Büyük bir heyecanla sizlerle buluşmanın buruk sevincini yaşamakta varmış, lakin can sağlığı olsun.
Bugün Trabzonspor’u izlerken bir an ilk yarıdaki o hiç tanıyamadığımız Trabzonspor’dan enstantaneler görür gibi oldum da, bir an içime ılık bir rahatlama düştü.

Dedim, sağlık olsun…

Nasılsa bu Trabzonspor o hiç hatırlamak istemediğimiz Trabzonspor değildi nasıl olsa!

Evet, bugün Kayserispor karşısında izlediğim Trabzonspor’da bir değil, birçok hayal kırıklığı vardı elbet.
Bunların en başında kendisine her daim inandığım Ersun Yanal geliyordu.
Sonra Yusuf Yazıcı, sonra Olcay Şahan, sonra N’Doye….

Tabi ki de söz konusu oyunun içindeki en değerli ve vazgeçilmez unsur ‘ insandır ‘…
Lakin bazı zamanlar vardı ve o zamanlarda umut bağlanılan insanların hata yapma lüksleri pek yok gibidir.
Ve yine böyle zamanlarda eşikler vardır, üzerinden mutlaka geçilmesi elzem, mutlaka ayaklarının takılmaması gereken o anlar vardır!

İşte Trabzonspor ikidir ayağını eşiğe takıp, kendisine açılan kapıdan girmek istemiyor.
Önce Gençlerbirliği sonra Kayserispor.
Üstelik kendi saha ve seyircisi önünde, ve de Şenol Güneş Spor Kompleksinin o büyülü stadyumunda.

Ersun Yanal bugün öyle formsuzdu ki, ona başta Yusuf Yazıcı, Şahan Olcay ve N’Doye de eşlik ettiler.

Mesela Medjani gibi joker bir elamanın varsa pekala Onazi’nin yanında oynayabilirdi.
Yine Hugo yerine Yusuf, ya da Olcay oyundan alınabilirdi, ya da Aytaçı alıp, Bero’yu oyuna dahil ederek Yusuf u Onazi’nin yanına monte edebilirdi…

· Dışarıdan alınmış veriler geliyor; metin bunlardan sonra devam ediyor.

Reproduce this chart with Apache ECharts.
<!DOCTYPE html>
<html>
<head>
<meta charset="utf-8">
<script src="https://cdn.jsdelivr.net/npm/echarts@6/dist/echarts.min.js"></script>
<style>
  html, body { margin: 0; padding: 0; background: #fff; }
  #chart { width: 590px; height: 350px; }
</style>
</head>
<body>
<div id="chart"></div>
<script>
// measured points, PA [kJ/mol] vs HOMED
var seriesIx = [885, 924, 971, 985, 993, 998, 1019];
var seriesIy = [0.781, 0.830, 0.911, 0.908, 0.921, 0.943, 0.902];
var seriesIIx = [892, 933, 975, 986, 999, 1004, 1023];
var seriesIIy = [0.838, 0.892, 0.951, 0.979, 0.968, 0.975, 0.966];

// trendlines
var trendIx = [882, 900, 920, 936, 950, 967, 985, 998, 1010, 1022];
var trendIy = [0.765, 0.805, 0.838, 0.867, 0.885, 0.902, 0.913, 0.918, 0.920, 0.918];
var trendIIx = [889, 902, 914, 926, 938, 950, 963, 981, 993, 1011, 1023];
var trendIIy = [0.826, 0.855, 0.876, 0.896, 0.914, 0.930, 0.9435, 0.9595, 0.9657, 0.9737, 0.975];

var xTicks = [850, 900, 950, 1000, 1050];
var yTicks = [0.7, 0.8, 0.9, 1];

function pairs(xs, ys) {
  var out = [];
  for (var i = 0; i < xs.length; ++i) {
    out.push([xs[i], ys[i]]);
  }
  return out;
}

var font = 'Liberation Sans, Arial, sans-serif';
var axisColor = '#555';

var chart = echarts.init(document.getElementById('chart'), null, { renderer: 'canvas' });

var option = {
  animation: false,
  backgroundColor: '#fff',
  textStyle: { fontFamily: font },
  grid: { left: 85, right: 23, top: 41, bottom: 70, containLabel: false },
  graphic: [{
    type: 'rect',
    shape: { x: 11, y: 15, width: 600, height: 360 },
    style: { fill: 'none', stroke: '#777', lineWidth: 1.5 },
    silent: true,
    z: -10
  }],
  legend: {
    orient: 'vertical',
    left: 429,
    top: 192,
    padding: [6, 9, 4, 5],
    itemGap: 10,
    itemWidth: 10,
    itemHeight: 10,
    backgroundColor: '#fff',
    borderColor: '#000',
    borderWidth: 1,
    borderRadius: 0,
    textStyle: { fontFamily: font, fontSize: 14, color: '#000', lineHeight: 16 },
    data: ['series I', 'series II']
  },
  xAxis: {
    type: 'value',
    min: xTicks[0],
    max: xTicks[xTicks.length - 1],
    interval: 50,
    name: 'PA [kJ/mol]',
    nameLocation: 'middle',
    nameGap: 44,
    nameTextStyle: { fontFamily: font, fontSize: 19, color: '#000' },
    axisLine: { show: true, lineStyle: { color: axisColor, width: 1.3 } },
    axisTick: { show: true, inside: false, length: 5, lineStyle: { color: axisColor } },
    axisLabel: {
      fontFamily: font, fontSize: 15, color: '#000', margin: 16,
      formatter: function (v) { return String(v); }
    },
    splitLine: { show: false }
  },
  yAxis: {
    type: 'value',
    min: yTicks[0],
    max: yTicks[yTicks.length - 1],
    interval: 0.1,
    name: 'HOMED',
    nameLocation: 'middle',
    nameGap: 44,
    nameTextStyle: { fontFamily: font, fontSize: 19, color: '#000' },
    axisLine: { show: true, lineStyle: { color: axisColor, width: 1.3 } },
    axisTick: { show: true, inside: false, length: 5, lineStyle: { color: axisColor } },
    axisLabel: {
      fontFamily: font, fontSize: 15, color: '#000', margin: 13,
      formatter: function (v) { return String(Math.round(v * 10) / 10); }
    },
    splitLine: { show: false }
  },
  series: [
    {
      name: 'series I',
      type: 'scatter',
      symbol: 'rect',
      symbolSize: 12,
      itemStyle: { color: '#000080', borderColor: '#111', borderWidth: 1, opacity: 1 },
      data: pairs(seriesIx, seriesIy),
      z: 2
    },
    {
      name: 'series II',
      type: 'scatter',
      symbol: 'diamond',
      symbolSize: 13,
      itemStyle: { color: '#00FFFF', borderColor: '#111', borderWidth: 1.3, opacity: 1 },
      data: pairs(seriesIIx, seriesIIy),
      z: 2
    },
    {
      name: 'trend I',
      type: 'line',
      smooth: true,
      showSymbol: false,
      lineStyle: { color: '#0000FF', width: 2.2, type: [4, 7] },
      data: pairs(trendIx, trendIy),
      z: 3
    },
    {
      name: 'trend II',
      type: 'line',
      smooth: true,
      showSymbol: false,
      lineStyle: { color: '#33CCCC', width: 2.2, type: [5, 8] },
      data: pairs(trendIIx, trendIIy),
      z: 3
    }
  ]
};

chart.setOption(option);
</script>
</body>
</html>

Çünkü öyle bir haftaydı ki Trabzonspor için, en yakın takipçisi Antalyaspor evinde kaybetmiş, yakalaması muhtemel Galatasaray da her an puan kaybı yaşayabilirdi.

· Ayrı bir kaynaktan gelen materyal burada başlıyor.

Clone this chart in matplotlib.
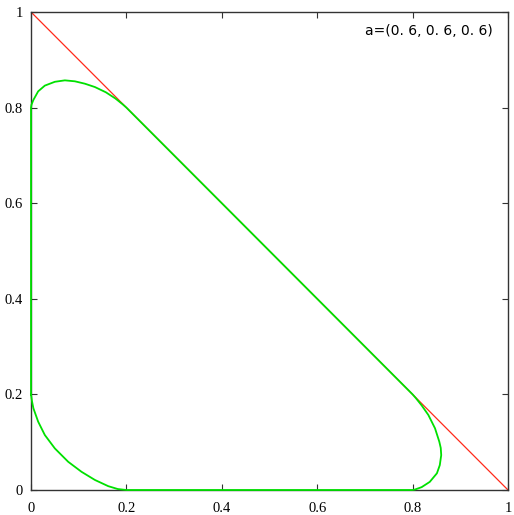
import numpy as np
import matplotlib.pyplot as plt

# ---------- data ----------
A_VALS = [0.6, 0.6, 0.6]

# red reference line x + y = 1
red_x = [0.0, 1.0]
red_y = [1.0, 0.0]

# green boundary, traced in order as one closed path
# lower-left arc (0,0.2) -> (0.2,0)
arc_x = [0.0, 0.002, 0.005, 0.015, 0.029, 0.05, 0.078, 0.106, 0.134, 0.162, 0.182, 0.2]
arc_y = [0.2, 0.186, 0.171, 0.143, 0.115, 0.087, 0.059, 0.038, 0.021, 0.008, 0.002, 0.0]
# right loop (0.8,0) -> (0.8,0.2)
rloop_x = [0.8, 0.805, 0.819, 0.836, 0.851, 0.857, 0.860, 0.859, 0.856, 0.847, 0.833, 0.819, 0.807, 0.8]
rloop_y = [0.0, 0.001, 0.006, 0.017, 0.035, 0.052, 0.073, 0.088, 0.101, 0.129, 0.157, 0.177, 0.192, 0.2]
# top loop (0.2,0.8) -> (0,0.8)
tloop_x = [0.2, 0.192, 0.177, 0.157, 0.134, 0.113, 0.092, 0.071, 0.05, 0.029, 0.015, 0.005, 0.001, 0.0]
tloop_y = [0.8, 0.807, 0.819, 0.832, 0.843, 0.850, 0.855, 0.857, 0.854, 0.846, 0.834, 0.816, 0.806, 0.8]

XTICKS = [0, 0.2, 0.4, 0.6, 0.8, 1]
YTICKS = [0, 0.2, 0.4, 0.6, 0.8, 1]
TICK_LABELS = ["0", "0.2", "0.4", "0.6", "0.8", "1"]
# -------------------------------------------------

green_x = arc_x + rloop_x + tloop_x + [arc_x[0]]
green_y = arc_y + rloop_y + tloop_y + [arc_y[0]]

fig = plt.figure(figsize=(5.14, 5.15), dpi=100)
ax = fig.add_axes([31/514, 25/515, 477/514, 478/515])

ax.plot(red_x, red_y, color="#ff2a1a", lw=0.9, zorder=2)
ax.plot(green_x, green_y, color="#00e000", lw=1.3, zorder=3, clip_on=False,
        solid_joinstyle="round")

ax.set_xlim(0, 1)
ax.set_ylim(0, 1)
ax.set_xticks(XTICKS)
ax.set_yticks(YTICKS)
ax.set_xticklabels(TICK_LABELS, family="Liberation Serif", fontsize=10.5)
ax.set_yticklabels(TICK_LABELS, family="Liberation Serif", fontsize=10.5)
ax.tick_params(direction="in", length=4.5, width=0.8, top=True, right=True, color="#333333")
ax.tick_params(axis="x", pad=9)
ax.tick_params(axis="y", pad=6)
for s in ax.spines.values():
    s.set_color("#333333")
    s.set_linewidth(1.0)

label = "a=(" + ", ".join(f"{v:.1f}".replace(".", ". ") for v in A_VALS) + ")"
ax.text(0.70, 0.96, label, transform=ax.transAxes, fontsize=10,
        family="DejaVu Sans", va="center", ha="left")

fig.savefig("out.png", dpi=100)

Yani Ersun Yanal ve öğrencileri son iki haftada kendilerinden beklenmeyen bir oyun performansıyla sanki ligin boyunun kısalmasına doğru ne istediklerini sanırım unuttular gibi bir fotoğraf sunmaktalar izleyenlerine…

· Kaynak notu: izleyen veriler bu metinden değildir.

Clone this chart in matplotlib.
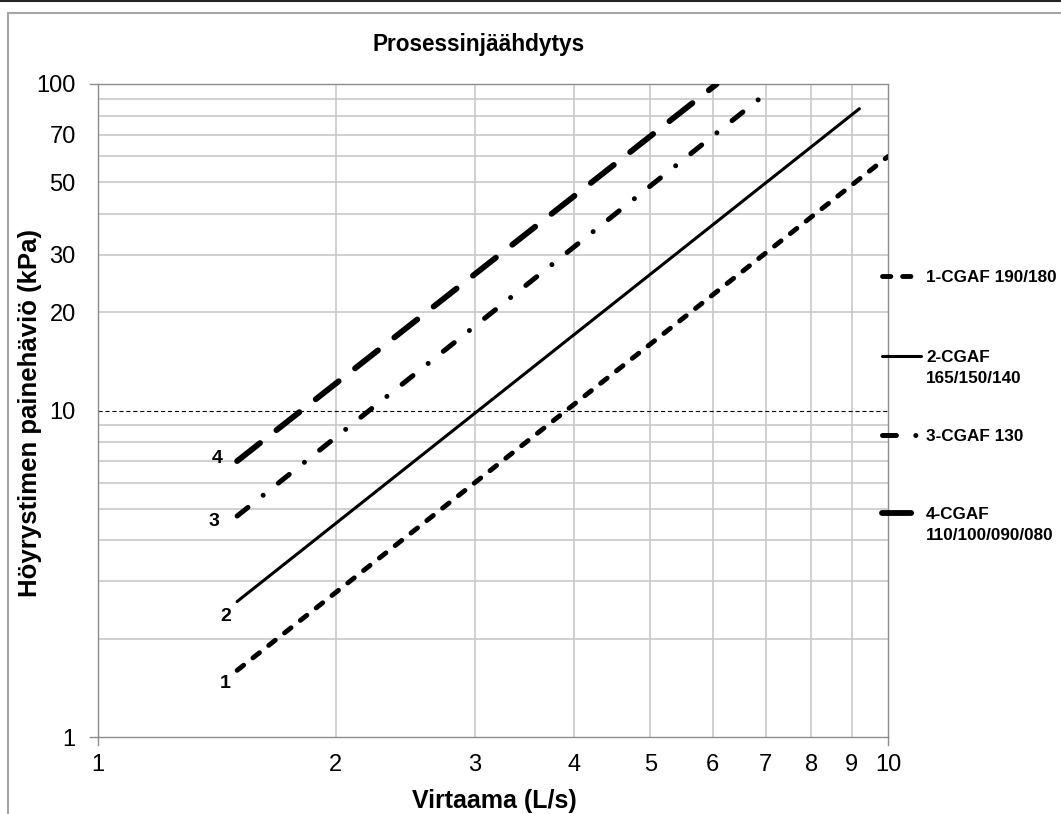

Saha içinde bunlar olurken, saha dışında da yönetim içinde orta derece çatlak sesler çıkmıştı hafta içi basından takip ettiğimiz kadarıyla.
Malum konuyu hepiniz az çok biliyorsunuz, şimdi burada yeniden irdelemeye gerek yok sanırım.
Sadece naçizane şunu belirtmek isterim ki ‘’ sanki huzur denen o büyülü duygu Trabzonspor’a yaramıyor; ki anında huzursuzluk iklimine birileri tarafından hızla atılıyor ‘…
Aman dikkat diyoruz!..

Bir diğer konu;
Yazı başlığım belki bir çoklarınıza garip gelmiştir, gelmiş olabilir.
İzah edeyim efendim;
Hani çok yakın bir zaman diliminde takımın yeni abisi Olcay Şahan ile çiçeği burnunda yeni şöhretimiz Yusuf Yazıcı İstanbul’da birkaç Beşiktaşlı futbolcuyla yemek yemişlerdi.
Fotoğrafları basına yansımıştı.
Aslında garipsenecek bir şey yok bunda, tabi ki de futbolcu arkadaşlarımız izin zamanlarında istedikleri yer ve zamanda çeşitli aktive veya ziyaret-davetlerde bulanabilirler, bunda bir beis yok elbet.
Lakin şunu düşündüm, acaba diyorum; yemek İstanbul da olunca genç Yusuf’un aklı mı çelindi Istanbul’un o büyülü gecelerinde…

Belki de dediğim gibi masum bir arkadaş yemeğiydi, fakat bugün sahada Olcay Şahan ile Yusuf Yazıcı da ki o ligin ikinci yarısındaki müthiş top oynama istek ve arzusunu görmeyince aklım takıldı, o yemeğe ve o yemek sonrası olmuş olacaklara…

Yani demem o ki, bugün Olcay ve Yusuf kötüydü, neden diye kendime sordum, sonra aklıma o yemek geldi.
Denklem basit: Yemeğe katılan kimler? Olcay&Yusuf
Sahada dökülenler kim?  Yusuf&Olcay…

Büyü bozan yemek demem sadece bir gazetecilik şüphesi, yanlış anlaşılmasın sakın!


Futbola dönecek olursak yeniden, Mesut Bakkal’ı ve Kayserisporlu topçuları canı gönülden tebrik ederim.